Markt also: Für die nächsten anderthalb Stunden mäanderten wir durch die Altstadtgassen, die gut besucht, aber nicht völlig überfüllt waren (Abstand halten war tatsächlich noch möglich), schauten uns alle Stände an (die gleichen Händler wie jedes Jahr, was nicht langweilig, sondern ein frohes Wiedersehen war) und gaben jede Menge Geld aus. Zunächst zum Stand mit italienischem Olivenöl, eine Flasche Basilikumöl, eine zweite Flasche Chiliöl, dringend nötig, unser Chiliöl ist vor einigen Wochen ausgegangen. Dann für uns beide ein italienisches Craft Beer, der Liebste nahm eine sehr würzige, malzige Sorte, ich ein eher leichtes im IPA-Style. Das Bier war okay, aber ich sag es mal so: Es gibt schon einen Grund, warum Italien eher für seine Weine bekannt ist und Deutschland für seine Biere. Wir hatten dort vor drei Jahren schon einmal das Bier probiert und damals auch die beiden Biergläser mitgenommen, die sind nämlich sehr hübsch. Wir brauchen aber keine zwei weiteren mehr (und unsere Schränke sind VOLL), also gaben wir sie wieder zurück, schweren Herzens.

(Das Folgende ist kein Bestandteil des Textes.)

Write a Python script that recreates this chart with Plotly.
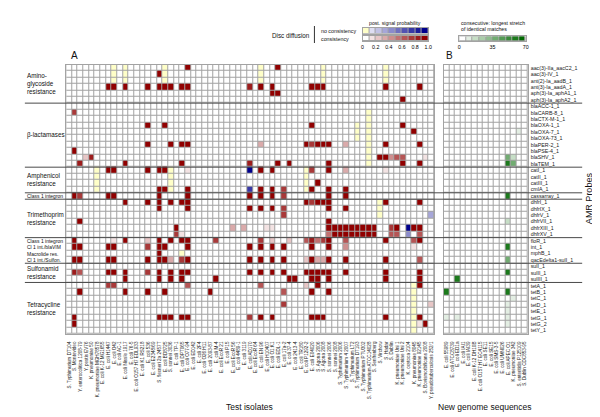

Kleiner Zwischenstopp beim italienischen Olivenöl-Ciabatta, das wir gleich als zweites Abendessen aßen (passte hervorragend nach dem Bohnensalat), dann zum Seifenstand aus Marseille, wo wir uns fünf Seifen mitnahmen, die Auswahl fiel aber so schwer, dass ich da im Lauf der nächsten Tage noch einmal nachkaufen werde. Und schließlich, auch wenn wir eigentlich mit dem Alkohol hatten vernünftig sein wollen, doch noch ein Glas Luberon an einem der vielen Weinstände. Wir beließen es aber bei dem einen Glas, es kam ja noch ein Arbeitstag, und gingen um halb zehn glücklich nach Hause. Das war jetzt eher ein Shopping-Marktabend gewesen, aber in Anbetracht der Tatsache, dass ich es an meinen langen Abenden normalerweise maximal aufs Sofa schaffe, hatte es sich schon total gelohnt. Und der Markt geht ja noch ein paar Tage.